I had three criteria for determining mock accuracy: 1. correctly picking the right player to the right team in the right spot, 2. correctly picking the right player to the right team but in the wrong spot (usually due to a trade) and 3. the cumulative variance of all their picks relative to the final picks. The last means if you picked Luke Joeckel to go #1 and he went #2 that is a variance of 1. Then if you picked Shariff Floyd to #3 and he went #23 that is a variance of 20. If those were your only two misses, and that would be awesome, then your cumulative variance would be 21. Not bad. Unfortunately, the average cumulative variance was 347 or, in other terms, each pick was off by an average by 11 positions.
Most mock drafts did not do much better on the first criteria with the average mock draft predicting only 3 players going to the right team in the correct spot. The best mock draft predicted 6 players correctly. The player most commonly selected accurately was Eric Fisher with 11 mocks accurately predicting Fisher to the Chiefs with the first overall pick. More impressively, 10 mock drafts accurately predicted Jarvis Jones going 17 overall to the Steelers.

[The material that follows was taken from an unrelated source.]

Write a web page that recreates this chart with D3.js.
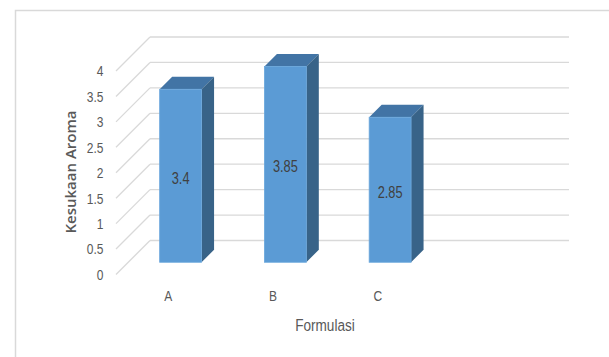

A few mock drafts accurately predicted a player going to the right team but in the wrong spot. For example, 8 mock drafts correctly had Alec Ogletree going to the Rams and Desmond Trufant to the Seahawks. However, the Rams and Hawks traded spots and each still got their man. Now I wanted to give mocks credit for predicting the right selection but in the wrong spot. So I allowed the user to weight what criteria they thought was most important for determining an accurate draft. I weighted cumulative pick difference the largest because it is the only variable that speaks to the overall accuracy of their draft. I then rated pick-team-player match the next highest. I then rated the team-player match criteria the least important.